Ekaterina Anatolyevna Shishkonakova

The taxonomy of peat soils is not currently given more attention, especially with regard to taxonomic units in the species rank. The procedure of diagnostics of 51 soil profiles in the various oligotrophic mire types in the Numto nature Park (north taiga subzone of West Siberia) allows to make some proposals to improve the existing soil classification. These ones are: 1) to limit the peat horizon thickness in the peat-gleyzem type to 30 cm; 2) to divide the peat-gleyzem type by the trophic status into oligotropic and eutrophic subtypes; 3) to expand the list of taxa, determined by the botanical composition of peat, by means of the division of soil species into subspecies on the basis of classifications of peat and peat deposits; 4) to use current vegetation as one of the main diagnostic (indicative) criteria in determining the soil type in mires; 5) in order to determine the variety of peat soil it is suggested to use the degree of decomposition of the peat layer underlying the peat soil. The article draws attention to the difficulties in determining the classification position of soils of frozen large mounds in palsa bogs and proposes alternative solutions to this problem.

The process of natural remediation of oil-polluted and salt-polluted raised bogs of KhMAO - Yugra reclaimed 14-16 years ago is analyzed. In general, the revegetation is proceeding successfully, although mesophytic grasses sown during reclamation have almost completely fallen out of the grass stand. In salt-contaminated areas, there is a gradual desalination of peat soil, accompanied by a succession of halophytic (hemigalophytic) plant communities dominated by Calamagrostis epigeios, Eriophorum angustifolium and Phragmites australis with the participation of sphagnum and brown mosses, as well as liverworts. A characteristic feature of these habitats is the settlement of a number of rare protected species ( Heterogemma laxa, Thelypteris palustris, Triglochin maritimum ). In oil-polluted bogs, during the re-vegetation, hydrocarbons often flow from the underlying peat soil horizons to form the surface crust. At the same time, grass stands from Eriophorum angustifolium and some other species with powerful root systems are replacing grass-sedge-cotton grass communities. Sphagnum riparium and Warnstorfia fluitans play also a certain role in the overgrowth of crusted surfaces. Unsuccessful recovery is typical for hollows with difficult runoff in the case of salt-contaminated bogs and the most dry locations in the case of oil - contaminated ones.
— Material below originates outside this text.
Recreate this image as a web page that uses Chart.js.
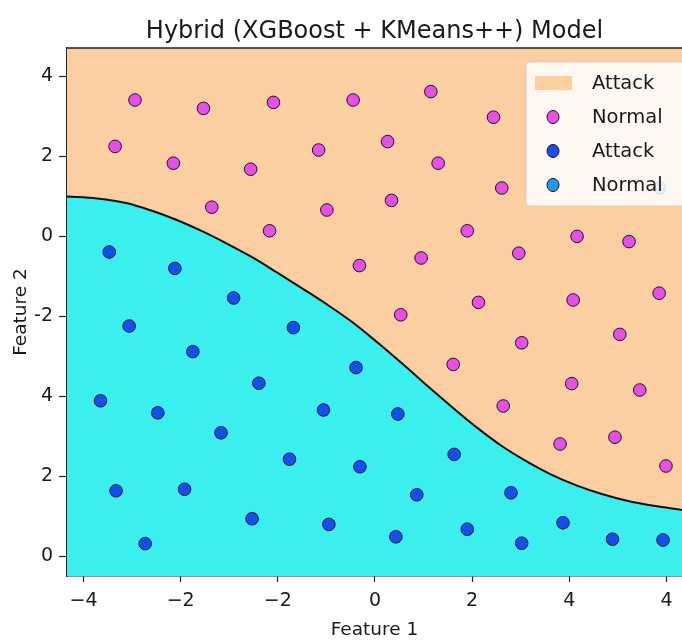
<!DOCTYPE html>
<html>
<head>
<meta charset="utf-8">
<script src="https://cdn.jsdelivr.net/npm/chart.js@4.4.1/dist/chart.umd.min.js"></script>
<style>
  html, body { margin: 0; padding: 0; background: #fff; overflow: hidden; }
  canvas { display: block; }
</style>
</head>
<body>
<canvas id="chart" width="682" height="641"></canvas>
<script>
// tick positions on the underlying axes, and the (odd) labels the figure prints there
const xTickValues = [-6, -4, -2, 0, 2, 4, 6];
const xTickLabels = ['−4', '−2', '−2', '0', '2', '4', '4'];
const yTickValues = [6, 4, 2, 0, -2, -4, -6];
const yTickLabels = ['4', '2', '0', '-2', '4', '2', '0'];

// decision boundary
const boundaryX = [-6.34, -5.72, -5.10, -4.59, -4.08, -3.56, -3.05, -2.53, -2.02, -1.50, -0.99, -0.47,
  0.04, 0.56, 1.07, 1.59, 2.10, 2.61, 3.13, 3.64, 4.16, 4.67, 5.19, 5.70, 6.32];
const boundaryY = [3.00, 2.95, 2.83, 2.64, 2.41, 2.13, 1.82, 1.48, 1.10, 0.70, 0.30, -0.14,
  -0.64, -1.18, -1.73, -2.27, -2.78, -3.24, -3.63, -3.96, -4.23, -4.44, -4.61, -4.73, -4.84];

// "Normal" points (magenta)
const normalX = [-4.94, -3.53, -2.09, -0.45, -5.35, -4.15, -2.56, -1.16, -3.36, -0.99, -2.17, -0.32,
  1.15, 2.44, 0.26, 1.30, 0.34, 2.61, 1.90, 0.95, 2.96, 4.16, 5.23, 2.13, 4.08, 5.85, 0.53,
  3.02, 5.04, 1.61, 4.05, 5.45, 2.64, 3.81, 4.94, 5.99];
const normalY = [5.41, 5.20, 5.35, 5.41, 4.25, 3.83, 3.68, 4.16, 2.73, 2.66, 2.14, 1.27,
  5.62, 4.98, 4.37, 3.83, 2.90, 3.21, 2.14, 1.46, 1.58, 2.00, 1.87, 0.35, 0.41, 0.58, 0.04,
  -0.66, -0.45, -1.20, -1.68, -1.84, -2.24, -3.19, -3.02, -3.74];

// "Attack" points (blue)
const attackX = [-5.47, -4.12, -2.91, -5.06, -1.68, -3.75, -0.39, -2.39, -5.65, -4.47, -1.06, -3.17,
  -1.76, -0.31, -5.33, -3.92, -2.53, -0.95, -4.73, 0.47, 1.63, 0.86, 2.80, 0.43, 1.90, 3.02,
  3.87, 4.89, 5.93];
const attackY = [1.61, 1.20, 0.46, -0.24, -0.28, -0.88, -1.28, -1.67, -2.11, -2.41, -2.34, -2.91,
  -3.57, -3.76, -4.36, -4.32, -5.06, -5.20, -5.68, -2.44, -3.45, -4.46, -4.41, -5.51, -5.32, -5.67,
  -5.16, -5.57, -5.59];

// second "Normal" series (light blue), only one point, behind the legend
const normal2X = [5.86];
const normal2Y = [3.21];

const pts = (xs, ys) => xs.map((x, i) => ({ x: x, y: ys[i] }));
const FONT = 'DejaVu Sans';
const INK = '#1a1a1a';

// top spine (Chart.js only draws the axis borders)
const frame = {
  id: 'frame',
  afterDatasetsDraw(chart) {
    const { ctx, chartArea: a } = chart;
    ctx.save();
    ctx.strokeStyle = '#222';
    ctx.lineWidth = 1.5;
    ctx.beginPath();
    ctx.moveTo(a.left, a.top);
    ctx.lineTo(a.right + 2, a.top);
    ctx.stroke();
    ctx.restore();
  }
};

// matplotlib style legend inside the upper right corner
const insideLegend = {
  id: 'insideLegend',
  afterDraw(chart) {
    const { ctx, chartArea: a } = chart;
    const items = chart.data.datasets.slice(0, 4);
    const x0 = a.right - 156, y0 = a.top + 14, w = 170, h = 144;
    ctx.save();
    ctx.fillStyle = 'rgba(255,255,255,0.86)';
    ctx.strokeStyle = 'rgba(200,200,200,0.8)';
    ctx.lineWidth = 1;
    ctx.beginPath();
    ctx.roundRect(x0, y0, w, h, 4);
    ctx.fill();
    ctx.stroke();
    ctx.font = '19.5px "' + FONT + '"';
    ctx.textBaseline = 'middle';
    ctx.textAlign = 'left';
    items.forEach((ds, i) => {
      const cy = y0 + 21 + i * 34;
      if (ds.type === 'line') {
        ctx.fillStyle = ds.backgroundColor;
        ctx.fillRect(x0 + 9, cy - 7, 37, 14);
      } else {
        ctx.beginPath();
        ctx.ellipse(x0 + 27, cy, 6, 6.5, 0, 0, Math.PI * 2);
        ctx.fillStyle = ds.backgroundColor;
        ctx.fill();
        ctx.strokeStyle = ds.borderColor;
        ctx.lineWidth = 1;
        ctx.stroke();
      }
      ctx.fillStyle = INK;
      ctx.fillText(ds.label, x0 + 66, cy + 1);
    });
    ctx.restore();
  }
};

const pointStyle = (fill) => ({
  backgroundColor: fill,
  borderColor: '#1c1030',
  borderWidth: 1,
  pointRadius: 6.3,
  pointHoverRadius: 6.3,
  order: 0
});

new Chart(document.getElementById('chart'), {
  type: 'scatter',
  data: {
    datasets: [
      {
        type: 'line', label: 'Attack', data: pts(boundaryX, boundaryY),
        fill: 'end', backgroundColor: '#FCCFA2', borderWidth: 0, pointRadius: 0,
        cubicInterpolationMode: 'monotone', order: 2
      },
      Object.assign({ label: 'Normal', data: pts(normalX, normalY) }, pointStyle('#E650E6')),
      Object.assign({ label: 'Attack', data: pts(attackX, attackY) }, pointStyle('#1250EE')),
      Object.assign({ label: 'Normal', data: pts(normal2X, normal2Y) }, pointStyle('#1E9BF0')),
      {
        type: 'line', label: 'boundary', data: pts(boundaryX, boundaryY),
        fill: 'start', backgroundColor: '#3CEFEF', borderColor: '#111', borderWidth: 2,
        pointRadius: 0, cubicInterpolationMode: 'monotone', order: 1
      }
    ]
  },
  options: {
    responsive: false,
    animation: false,
    layout: { padding: 0, autoPadding: false },
    plugins: {
      legend: { display: false },
      tooltip: { enabled: false },
      filler: { drawTime: 'beforeDatasetsDraw' },
      title: {
        display: true,
        fullSize: false,
        text: 'Hybrid (XGBoost + KMeans++) Model',
        color: INK,
        font: { family: FONT, size: 24, weight: 'normal' },
        padding: { top: 17.6, bottom: 1.6 }
      }
    },
    scales: {
      x: {
        type: 'linear',
        min: -6.34, max: 6.32,
        afterBuildTicks: s => { s.ticks = xTickValues.map(v => ({ value: v })); },
        afterFit: s => { s.height = 65; },
        ticks: {
          callback: v => xTickLabels[xTickValues.indexOf(v)],
          color: INK, font: { family: FONT, size: 19 }, padding: 8,
          maxRotation: 0, autoSkip: false
        },
        grid: { display: true, drawOnChartArea: false, tickLength: 6, tickColor: '#222', tickWidth: 1.2 },
        border: { display: true, color: '#222', width: 1.5 },
        title: { display: true, text: 'Feature 1', color: INK, font: { family: FONT, size: 18.5 }, padding: { top: 0, bottom: 0 } }
      },
      y: {
        type: 'linear',
        min: -6.49, max: 6.71,
        afterBuildTicks: s => { s.ticks = yTickValues.map(v => ({ value: v })); },
        afterFit: s => { s.width = 67; },
        ticks: {
          callback: v => yTickLabels[yTickValues.indexOf(v)],
          color: INK, font: { family: FONT, size: 19 }, padding: 6, autoSkip: false
        },
        grid: { display: true, drawOnChartArea: false, tickLength: 8, tickColor: '#222', tickWidth: 1.2 },
        border: { display: true, color: '#222', width: 1.5 },
        title: { display: true, text: 'Feature 2', color: INK, font: { family: FONT, size: 18.5 }, padding: { top: 10, bottom: 0 } }
      }
    }
  },
  plugins: [frame, insideLegend]
});
</script>
</body>
</html>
The laboratory study of the solid phase of salted peat by X-ray fluorescence analysis revealed the presence of some halogen-organic compounds. Cl-organic compounds were formed in one third of peat samples, while their share is small: 14-15% of the total Cl. On the contrary, Br-organic compounds are formed more often and Br_org proportion is higher: from 12 to 23% of total Br. Relatively weak development of halogenisation of the organic matter in salted peat bog is explained by the recovery conditions that prevent the synthesis of halogen-organic compounds. In X-ray diffraction analysis of peat ash, errors are possible, both due to the growth of minerals, and due to incomplete identification of the number of phases in high-ash peat samples. The second type of error can be corrected using data on the content of chlorine in peat by X-ray fluorescence analysis. In the characteristic of peat bog contamination, in addition to salt profiles in the solution, it is necessary to determine the number and composition of halogen-organic compounds, some of which have herbicide properties.

The article provides data on a comparative analysis of the features of vegetation restoration in areas of oligotrophic bogs with a high degree of oil product pollution, located on the territory of an oil field in the Middle Ob region, reclaimed according to standard schemes, widely used in the 2000s, and by cutting off oil-contaminated soil. The total projective vegetation cover (TPVC) of all reclaimed areas mostly reaches standard values (above 30%). The TPVC in areas without cutting is slightly higher than in areas with cutting due to the difference in recovery time in favor of the former. At the same time, the average number of all recorded species in areas with cutting is slightly higher, and they include some oligotrophic vascular plants (heather shrubs, Drosera rotundifolia, Eriophorum vaginatum), which spread much less frequently in areas without cutting. The projective cover of the herb-shrub layer is higher in areas without cutting. The content of oil products in the surface layer of 0‒20 cm in areas with cutting is generally lower compared to areas reclaimed by traditional methods. However, even high concentrations (more than 250 g×kg^-1) do not have a significant negative effect on the total projective cover of the grass/herb-shrub layer, while its minimum values are primarily associated with a lack of moisture on high microrelief elements. Similarly, high concentrations of hydrocarbons do not serve as an obstacle to the development of moss cover dominated by sphagnum mosses in areas of cut-off hollows. At the same time, polytrichous and brown mosses were much more sensitive to oil pollution in the form of bitumen crust, and thus avoided areas without cutting.